The following page may contain information related to upcoming products, features and functionality. It is important to note that the information presented is for informational purposes only, so please do not rely on the information for purchasing or planning purposes. Just like with all projects, the items mentioned on the page are subject to change or delay, and the development, release, and timing of any products, features or functionality remain at the sole discretion of GitLab Inc.
Last updated: 2022-07-05
Please reach out to Sampath Ranasinghe, Senior Product Manager for the Geo group (Email) if you'd like to provide feedback or ask any questions related to this product category.
This strategy is a work in progress, and everyone can contribute. Please comment and contribute in the linked issues and epics on this page. Sharing your feedback directly on GitLab.com is the best way to contribute to our strategy and vision.
⚠️ Backups are incomplete and do not yet contain some data. Please review the list of excluded data and take manual steps to backup these data.
⚠️ The Geo group is focusing on improving GitLab's Disaster Recovery capabilities. We do support backup and restore on a best-effort basis. This means, we fix bugs in line with our SLOs but we have no capacity to contribute major feature improvements, such as incremental backups. We will re-evaluate the priority of this work in Q3 FY23.
GitLab supports backup and restore procedures that rely on standard unix tools, such as rsync
and tar
. By default, backups cover most data but not GitLab’s configuration. For GitLab instances that contain several hundred gigabytes or even terabytes, the current solution does not scale well. This means that backing up or restoring such a GitLab instance can take many hours.

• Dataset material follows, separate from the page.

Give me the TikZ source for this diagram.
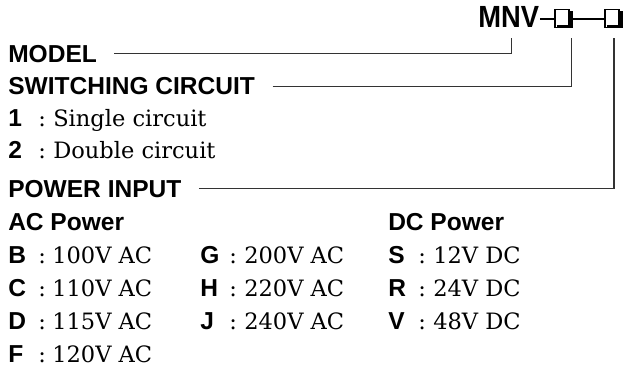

GitLab is a crucial tool for many customers and backups are a must-have for self-managed users. Our lack of a scalable backup solution requires our largest and most valuable customers to spend time implementing their own solutions. This is not efficient and leads to a very heterogeneous landscape that is difficult to maintain and support. GitLab should offer backup and restore capabilities for any scale and offer clear guidance for all reference architectures.
Jobs To be Done (JTBD) is a framework for viewing product in terms of the process customers trying to achieve. Learn more about the JTBD.
In Q3 FY23 we will re-evaluate the priority of the backup and restore category and are going to assess all currently open issues to define the priorities further.
In order to reach viable maturity, the following issues need to be addressed.
GitLab is used by customers with thousands of users and terabytes of data. Backups should be fast at any scale. This means that GitLab should not only support base backups but also incremental backups. Copying terabytes of data every time when a backup is performed is not efficient at this scale and can take many hours. Backups should also because be agnostic with regards to the backend - local storage, cloud storage etc. should all be configurable.
GitLab's backups also don't support backing up pool repositories, which makes it highly inefficient to backup instances with many forks.
Our current backup system is only command-line focused. By adding a Backup/Restore admin interface, we would allow systems administrators to manage backups from within GitLab’s UI. This would increase visibility of backups and increase the overall usability of GitLab. We also lack any alerting or monitoring to discover backup problems. We could significantly improve management of cloud-based storage and integrate backups as part GitLab Plus.
GitLab lacks support for many backup features, including incremental backups, selective restore, default encryption. By adding these additional features we would be able to move the maturity of our Backup and Restore capability to complete. We also need to invest in performance and scalability improvements to support our largest customers (10k+). One example is backing up Git data to object storage to drastically reduce the time it needs to create a new backup.
Currently, GitLab uses rsync
to create backups and we should investigate alternatives e.g restic to see if those help address some of these concerns.
We could establish Geo as a backup site, which reduces load on the primary site and can offer advanced selective restore functionality. For example a customer could restore a project from a Geo secondary site. This would provide an avenue to establish Geo as a one-stop solution for Disaster Recovery including a warm standby and backups.
Sometimes, a user may remove a single project by accident. In those cases, it may be desirable to restore only individual items from the backup. This should ideally be possible via the UI and can be performed by a systems administrator.
We are in the process of defining the product direction and are not in a position to answer this yet.
This category is currently at the minimal maturity level, and our next maturity target is viable (see our definitions of maturity levels).
To measure these success metrics, we also need to enable GitLab's usage ping and gather data specific to the backup and restore process. For example, the time it took for a backup to complete.
All major competitors offer backup solutions for their products. GitHub, for example, offers a more robust and scalable backup/restore solution that allows for incremental backups done on a separate host. There are also standalone solutions such as GitProtect.
We do need to interact more closely with analysts to understand the landscape better.